DATA EXTRACT
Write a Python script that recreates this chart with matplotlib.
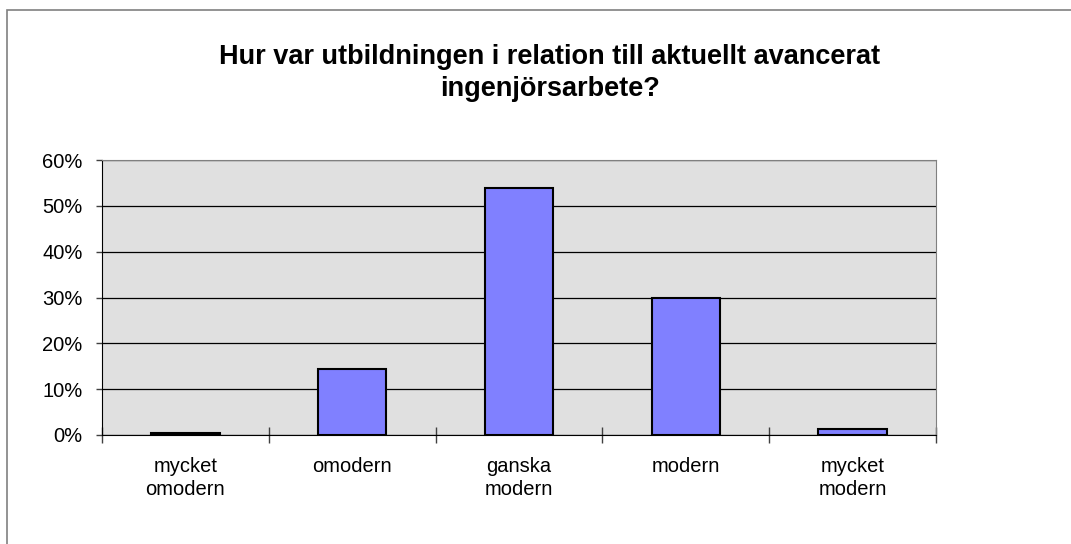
import matplotlib.pyplot as plt
import matplotlib.patches as patches
from matplotlib.ticker import PercentFormatter, MultipleLocator

# Data
categories = ['mycket\nomodern', 'omodern', 'ganska\nmodern', 'modern', 'mycket\nmodern']
values = [0.4, 14.3, 53.9, 30.0, 1.3]

plt.rcParams['font.family'] = ['Liberation Sans', 'DejaVu Sans']

fig = plt.figure(figsize=(10.71, 5.44), dpi=100)
ax = fig.add_axes([102 / 1071, 1 - 435 / 544, 834 / 1071, 275 / 544])

# outer chart border
fig.patches.append(patches.Rectangle((7 / 1071, -0.05), 1.1, 1 - 10 / 544 + 0.05,
                                     transform=fig.transFigure, fill=False,
                                     edgecolor='#808080', linewidth=1.2))

x = range(len(categories))
ax.set_facecolor('#e0e0e0')
ax.bar(x, values, width=0.41, color='#8080ff', edgecolor='black', linewidth=1.5, zorder=3)

ax.set_xlim(-0.5, len(categories) - 0.5)
ax.set_ylim(0, 60)
ax.yaxis.set_major_locator(MultipleLocator(10))
ax.yaxis.set_major_formatter(PercentFormatter(decimals=0))
ax.grid(axis='y', color='black', linewidth=0.9, zorder=1)

ax.set_xticks(list(x))
ax.set_xticklabels(categories, fontsize=14.5, linespacing=1.25)
ax.tick_params(axis='x', length=0, pad=16)
ax.set_xticks([i - 0.5 for i in range(len(categories) + 1)], minor=True)
ax.tick_params(axis='x', which='minor', direction='inout', length=12, width=1, color='#404040')
ax.tick_params(axis='y', labelsize=14.5, length=4.5, width=1, color='#404040', pad=9.5)

for s in ['top', 'right']:
    ax.spines[s].set_color('#808080')
for s in ['left', 'bottom']:
    ax.spines[s].set_color('black')

fig.text(550 / 1071, 1 - 73 / 544,
         'Hur var utbildningen i relation till aktuellt avancerat\ningenjörsarbete?',
         ha='center', va='center', fontsize=19.5, fontweight='bold', linespacing=1.35)

fig.savefig('out.png', dpi=100)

TASK DESCRIPTION
Write out exactly the lines between the start of the data and the line with "values = [0.4, 14.3, 53.9, 30.0, 1.3]", including both, but none of the pictures.

RESULT OF THIS TASK
Write a Python script that recreates this chart with matplotlib.
import matplotlib.pyplot as plt
import matplotlib.patches as patches
from matplotlib.ticker import PercentFormatter, MultipleLocator

# Data
categories = ['mycket\nomodern', 'omodern', 'ganska\nmodern', 'modern', 'mycket\nmodern']
values = [0.4, 14.3, 53.9, 30.0, 1.3]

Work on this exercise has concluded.